No mundo empresarial, já se trabalha no desenvolvimento de ferramentas técnicas na área. Uma das mais sofisticadas, na avaliação de Rossetti, é a desenvolvida pelo Itaú Social, baseada em detalhados cálculos econométricos.
Para Mozart Ramos, do Todos pela Educação, investimento não deve visar retorno de imagem |
Mas há críticos que vão ainda mais longe. Para o consultor John Edwin, presidente do Conselho da Organização Não-Governamental Paidéia, que atua em projetos educativos, a questão da avaliação é secundária, diante da grande dificuldade de interlocução entre empresários e agentes sociais.

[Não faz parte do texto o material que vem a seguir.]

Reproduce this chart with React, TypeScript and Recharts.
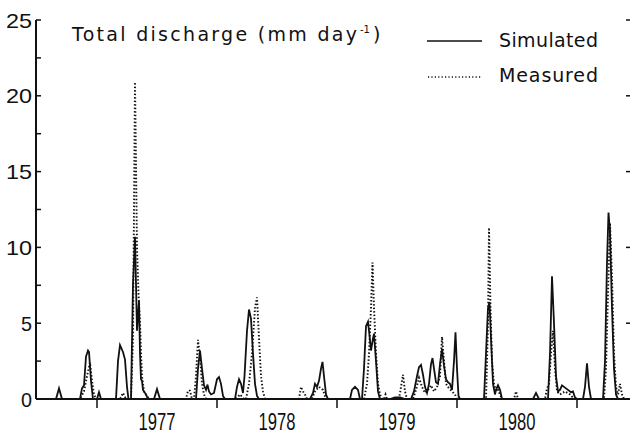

"São culturas muito diferentes, e sentimos absoluta necessidade de definir quais são os pressupostos e quais os resultados finais desejados", diz. Segundo ele, é freqüente que os representantes das empresas e os educadores cheguem à mesa com visões completamente distintas sobre o problema, as necessidades e as soluções. "Depois, avalia-se o quê?", questiona. "Sem essa negociação das partes para criar um entendimento, fica difícil avaliar", conclui.
Para Rossetti, a única saída é criar pontes entre todas as partes envolvidas. São inúmeros os preconceitos, de lado a lado. "Há, por exemplo, em todo o mundo, a visão de que as empresas só visam o marketing; no Brasil, soma-se a isso um grande preconceito contra o lucro", analisa.
Para o diretor do movimento Todos pela Educação e ex-secretário da Educação do Pernanbuco, Mozart Neves Ramos, as empresas que só investem em filantropia buscando retorno de imagem tendem a perder força. Até porque, concorda Rossetti, os consumidores possuem um repertório cada vez mais elaborado e se tornam capazes de distinguir quem está fazendo só marketing e quem visa de fato a transformação social.
Na avaliação dele e de outros especialistas do setor, a conjuntura histórica contemporânea contribui para que as empresas tenham maior sensibilidade social. Segundo essa visão, há uma questão maior que envolve a própria sobrevivência das empresas. "Os empresários mais conscientes sabem que sem desenvolvimento igualitário não há futuro para ninguém", diz Mozart Neves Ramos.